As customary in Mexico, Ricardo was moving slowly. He ate, he drank, he changed into his bathing suit, all the while talking to us, and we got a glimpse of his life. His house wasn't big; it was a 4x4 meter cement box with unpainted walls that had poorly framed pictures on it. There was an electric two-burner stove, an extensive home entertainment system, a baby crib for his one and a half year old and hanging across the room were two hammocks - a brown, and a green one. "My wife and oldest daughter (six year old) sleep in one, and I sleep in the other" Ricardo explained. It turned out the barbershop was not Ricardo's only source of income. He was collecting rent on the two houses he built on his land that, though just exactly the same size as his, had painted walls, a tile floor, and there were showers and flushing toilets. None of these features were in Ricardo's own home. His family bathed outside, under the hose, or in a basin in the washroom, which was the second room of the house and though had a toilet, would flush only by dropping a bucket of water into it. He told us his wife doesn’t like the house and wants only expensive designer shoes. "Does she work?" I inquired. "She works for me," Ricardo answered in a macho tone with a smile. "For the New Year, I'll paint the walls and put in a shower. And if not for this one, then for the next one, and for this New Year we'll have only new clothes. That's the custom." Despite it all, Ricardo himself didn't have any complaints. Well may be just one - apparently his mother was not as fond of him as of her other eight sons, and doesn't come to visit his home.

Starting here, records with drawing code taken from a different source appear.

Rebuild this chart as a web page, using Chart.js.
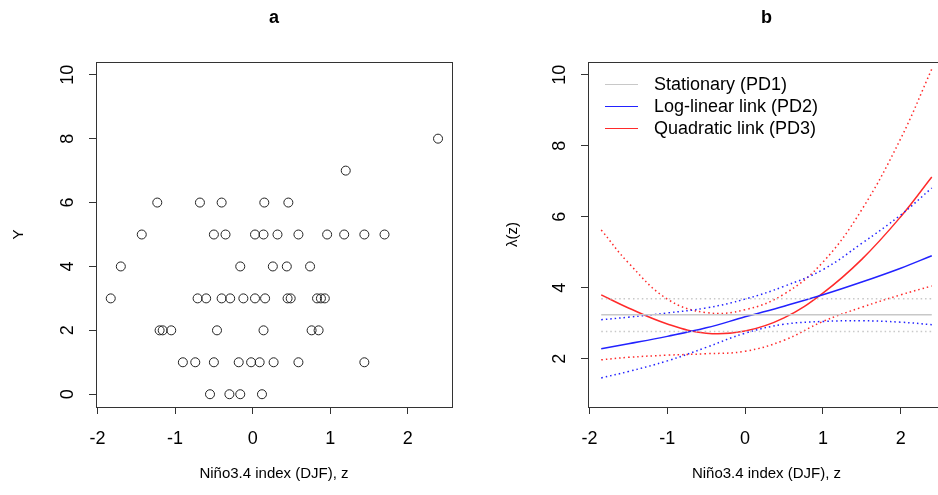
<!DOCTYPE html>
<html>
<head>
<meta charset="utf-8">
<script src="https://cdn.jsdelivr.net/npm/chart.js@4"></script>
<style>
  body { margin: 0; background: #fff; }
  #wrap { position: relative; width: 938px; height: 495px; overflow: hidden; }
  #panelA { position: absolute; left: 0; top: 0; }
  #panelB { position: absolute; left: 469px; top: 0; }
  #legend { position: absolute; left: 605px; top: 73px; font: 18px 'Liberation Sans', Arial, sans-serif; color: #000; }
  #legend .row { display: flex; align-items: center; height: 22px; }
  #legend .key { width: 33px; height: 0; margin-right: 16px; }
</style>
</head>
<body>
<div id="wrap">
  <canvas id="panelA" width="469" height="495"></canvas>
  <canvas id="panelB" width="480" height="495"></canvas>
  <div id="legend"></div>
</div>
<script>
// panel a: observed counts vs Nino3.4 index
const ninoIndex = [
  -0.55, -0.30, -0.16, 0.12,
  -0.90, -0.74, -0.50, -0.18, -0.02, 0.09, 0.27, 0.59, 1.44,
  -1.20, -1.16, -1.05, -0.46, 0.14, 0.76, 0.85,
  -1.83, -0.71, -0.60, -0.40, -0.29, -0.12, 0.03, 0.16, 0.45, 0.49, 0.83, 0.88, 0.93,
  -1.70, -0.16, 0.26, 0.44, 0.74,
  -1.43, -0.50, -0.35, 0.03, 0.14, 0.32, 0.59, 0.96, 1.18, 1.44, 1.70,
  -1.23, -0.68, -0.40, 0.15, 0.46,
  1.20,
  2.39
];
const counts = [
  0, 0, 0, 0,
  1, 1, 1, 1, 1, 1, 1, 1, 1,
  2, 2, 2, 2, 2, 2, 2,
  3, 3, 3, 3, 3, 3, 3, 3, 3, 3, 3, 3, 3,
  4, 4, 4, 4, 4,
  5, 5, 5, 5, 5, 5, 5, 5, 5, 5, 5,
  6, 6, 6, 6, 6,
  7,
  8
];

// panel b: fitted rate lambda(z) with confidence bands
const zGrid  = [-1.85, -1.5, -1, -0.5, 0, 0.5, 1, 1.5, 2, 2.4];
const pd1    = [3.24, 3.24, 3.24, 3.24, 3.24, 3.24, 3.24, 3.24, 3.24, 3.24];
const pd1Lo  = [2.77, 2.77, 2.77, 2.77, 2.77, 2.77, 2.77, 2.77, 2.77, 2.77];
const pd1Hi  = [3.69, 3.69, 3.69, 3.69, 3.69, 3.69, 3.69, 3.69, 3.69, 3.69];
const pd2    = [2.28, 2.42, 2.63, 2.87, 3.18, 3.48, 3.80, 4.16, 4.55, 4.90];
const pd2Lo  = [1.46, 1.64, 1.94, 2.32, 2.72, 2.97, 3.05, 3.07, 3.03, 2.96];
const pd2Hi  = [3.10, 3.17, 3.29, 3.43, 3.68, 4.04, 4.51, 5.25, 6.05, 6.81];
const pd3    = [3.80, 3.43, 2.98, 2.72, 2.78, 3.15, 3.85, 4.80, 6.00, 7.12];
const pd3Lo  = [1.97, 2.04, 2.10, 2.14, 2.21, 2.52, 3.05, 3.45, 3.80, 4.05];
const pd3Hi  = [5.63, 4.70, 3.68, 3.30, 3.38, 3.82, 4.72, 6.20, 8.20, 10.16];

const xTicks = [-2, -1, 0, 1, 2];
const yTicksA = [0, 2, 4, 6, 8, 10];
const yTicksB = [2, 4, 6, 8, 10];

Chart.defaults.font.family = "'Liberation Sans', Arial, sans-serif";
Chart.defaults.font.size = 15;
Chart.defaults.color = "#000";

let axisColor = "#333";
let tickFont = { size: 18 };

// R-style box around the plot region
const boxPlugin = {
    id: "box",
    afterDraw(chart) {
        const a = chart.chartArea;
        const ctx = chart.ctx;
        ctx.save();
        ctx.strokeStyle = axisColor;
        ctx.lineWidth = 1;
        ctx.strokeRect(Math.round(a.left) + 0.5, Math.round(a.top) + 0.5,
            Math.round(a.right - a.left), Math.round(a.bottom - a.top));
        ctx.restore();
    }
};

function xScale() {
    return {
        type: "linear",
        position: "bottom",
        min: -2.02,
        max: 2.57,
        afterBuildTicks: (s) => { s.ticks = xTicks.map(v => ({value: v})) },
        afterFit: (s) => { s.height = 88 },
        grid: { drawOnChartArea: false, drawTicks: true, tickLength: 7, color: axisColor },
        border: { display: false },
        ticks: { padding: 14, maxRotation: 0, font: tickFont, callback: v => v },
        title: { display: true, text: "Niño3.4 index (DJF), z", padding: { top: 0, bottom: 12 } }
    };
}

function yScale(min, max, ticks, width, title, titlePad) {
    return {
        type: "linear",
        min: min,
        max: max,
        afterBuildTicks: (s) => { s.ticks = ticks.map(v => ({value: v})) },
        afterFit: (s) => { s.width = width },
        grid: { drawOnChartArea: false, drawTicks: true, tickLength: 7, color: axisColor },
        border: { display: false },
        ticks: { minRotation: 90, maxRotation: 90, crossAlign: "center", padding: 11, font: tickFont, callback: v => v },
        title: { display: true, text: title, padding: { top: titlePad, bottom: 0 } }
    };
}

new Chart(document.getElementById("panelA"), {
    type: "scatter",
    data: {
        datasets: [
            {
                label: "Y",
                data: ninoIndex.map((z, i) => ({x: z, y: counts[i]})),
                pointStyle: "circle",
                pointRadius: 4.5,
                pointBorderWidth: 1,
                borderColor: "#222",
                backgroundColor: "rgba(0,0,0,0)"
            }
        ]
    },
    options: {
        responsive: false,
        animation: false,
        devicePixelRatio: 1,
        layout: { padding: { left: 0, right: 17, top: 0, bottom: 0 } },
        scales: {
            x: xScale(),
            y: yScale(-0.4, 10.4, yTicksA, 96, "Y", 10)
        },
        plugins: {
            legend: { display: false },
            tooltip: { enabled: false },
            title: {
                display: true,
                text: "a",
                fullSize: false,
                font: { size: 18, weight: "bold" },
                padding: { top: 7, bottom: 33.4 }
            }
        }
    },
    plugins: [boxPlugin]
});

function curve(label, values, color, dotted, inLegend) {
    return {
        label: label,
        data: zGrid.map((z, i) => ({x: z, y: values[i]})),
        borderColor: color,
        borderWidth: 1.5,
        borderDash: dotted ? [1.5, 3] : [],
        pointRadius: 0,
        tension: 0.4,
        fill: false,
        inLegend: inLegend
    };
}

let gray = "#c8c8c8";
let blue = "#2222ff";
let red = "#ff2a2a";

const chartB = new Chart(document.getElementById("panelB"), {
    type: "line",
    data: {
        datasets: [
            curve("Stationary (PD1)", pd1, gray, false, true),
            curve("PD1 lower", pd1Lo, gray, true, false),
            curve("PD1 upper", pd1Hi, gray, true, false),
            curve("Log-linear link (PD2)", pd2, blue, false, true),
            curve("PD2 lower", pd2Lo, blue, true, false),
            curve("PD2 upper", pd2Hi, blue, true, false),
            curve("Quadratic link (PD3)", pd3, red, false, true),
            curve("PD3 lower", pd3Lo, red, true, false),
            curve("PD3 upper", pd3Hi, red, true, false)
        ]
    },
    options: {
        responsive: false,
        animation: false,
        devicePixelRatio: 1,
        layout: { padding: { left: 0, right: 4, top: 0, bottom: 0 } },
        scales: {
            x: xScale(),
            y: yScale(0.64, 10.36, yTicksB, 119, "λ(z)", 35)
        },
        plugins: {
            legend: { display: false },
            tooltip: { enabled: false },
            title: {
                display: true,
                text: "b",
                fullSize: false,
                font: { size: 18, weight: "bold" },
                padding: { top: 7, bottom: 33.4 }
            }
        }
    },
    plugins: [boxPlugin]
});

// html legend from the main fitted curves
const legendBox = document.getElementById("legend");
chartB.data.datasets.filter(d => d.inLegend).forEach(d => {
    const row = document.createElement("div");
    row.className = "row";
    const key = document.createElement("span");
    key.className = "key";
    key.style.borderTop = "1.5px solid " + d.borderColor;
    row.appendChild(key);
    row.appendChild(document.createTextNode(d.label));
    legendBox.appendChild(row);
});
</script>
</body>
</html>
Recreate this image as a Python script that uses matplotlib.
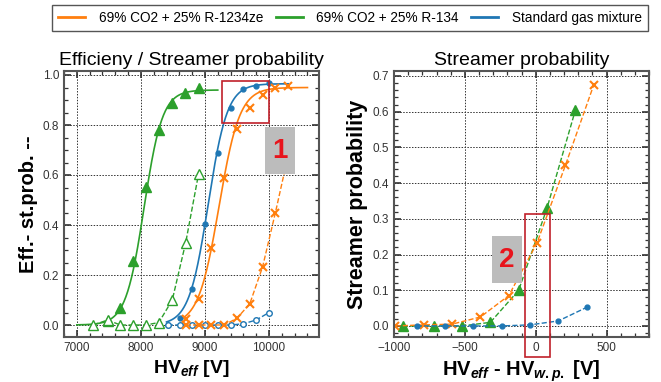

All in all, we were having an interesting time getting this inside glance, but Ricardo's wife came back home from bringing lunch to his older daughter at school, and we left for the beach - where at the reef the currents were strong, the corals purple, and the turtles fast, but not fast enough.
Two hours in the salty water and I was done. The sun was baking, and even though I was very generous earlier with applying sunscreen, I feared a burn that will leave me unable to sit for the next few days. "Cansada?" asked Ricardo seeing my face that now would get green every time I stuck it out onto the surface and see the waves. "Yeah, tired," I replied spitting out sea water so the three of us headed out, and back to Ricardo's house where we drank beer by the liter and talked about life, travel, nd what a person needs to be happy.